The competitive landscape for drone delivery has historically been littered with regulatory hurdles and technical setbacks. While Amazon’s Prime Air has faced years of scrutiny and slow rollouts, Zipline has benefited from a "flight-first" pedigree established in more permissive regulatory environments abroad. By the time the company began its U.S. expansion in earnest—partnering with Walmart in Arkansas and the Dallas-Fort Worth Metroplex—it had already logged millions of commercial miles. This operational maturity has allowed it to navigate the Federal Aviation Administration’s evolving framework more effectively than many of its peers.
Despite the domestic focus, Zipline is not abandoning its roots. The company recently finalized a national scale contract in Rwanda to deploy the P2 system in major cities and is opening a third distribution center to ensure every health facility in that country is within reach of its network. This dual-track strategy—serving as a critical infrastructure provider in emerging markets while competing as a premium logistics layer in developed ones—provides a diversified revenue stream that few other robotics startups can claim.

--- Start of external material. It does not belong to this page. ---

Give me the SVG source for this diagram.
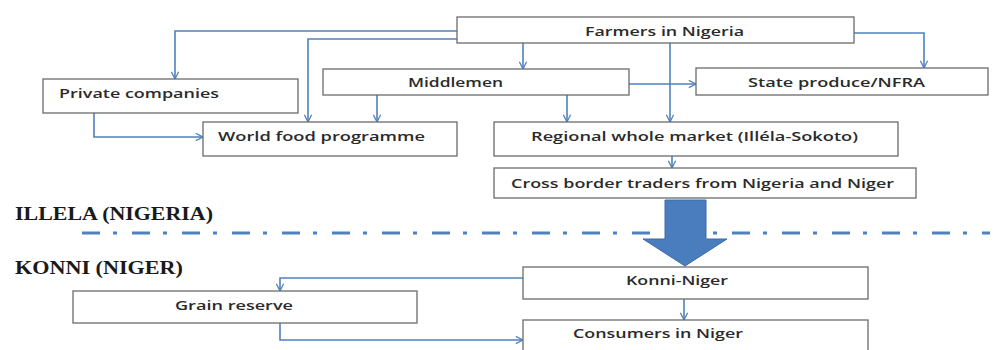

The broader implications for the logistics industry are significant. As Zipline prepares to double the number of brands on its app over the next 30 days, it is effectively building a proprietary marketplace that bypasses traditional last-mile delivery infrastructure. The efficiency gains are stark: a drone flight consumes a fraction of the energy of a delivery van and avoids the "last hundred yards" friction of traffic and parking. For retailers like Walmart and the dozen restaurant brands already on the platform, the value proposition is no longer about the future; it is about capturing the 20% increase in basket size that Zipline is currently reporting.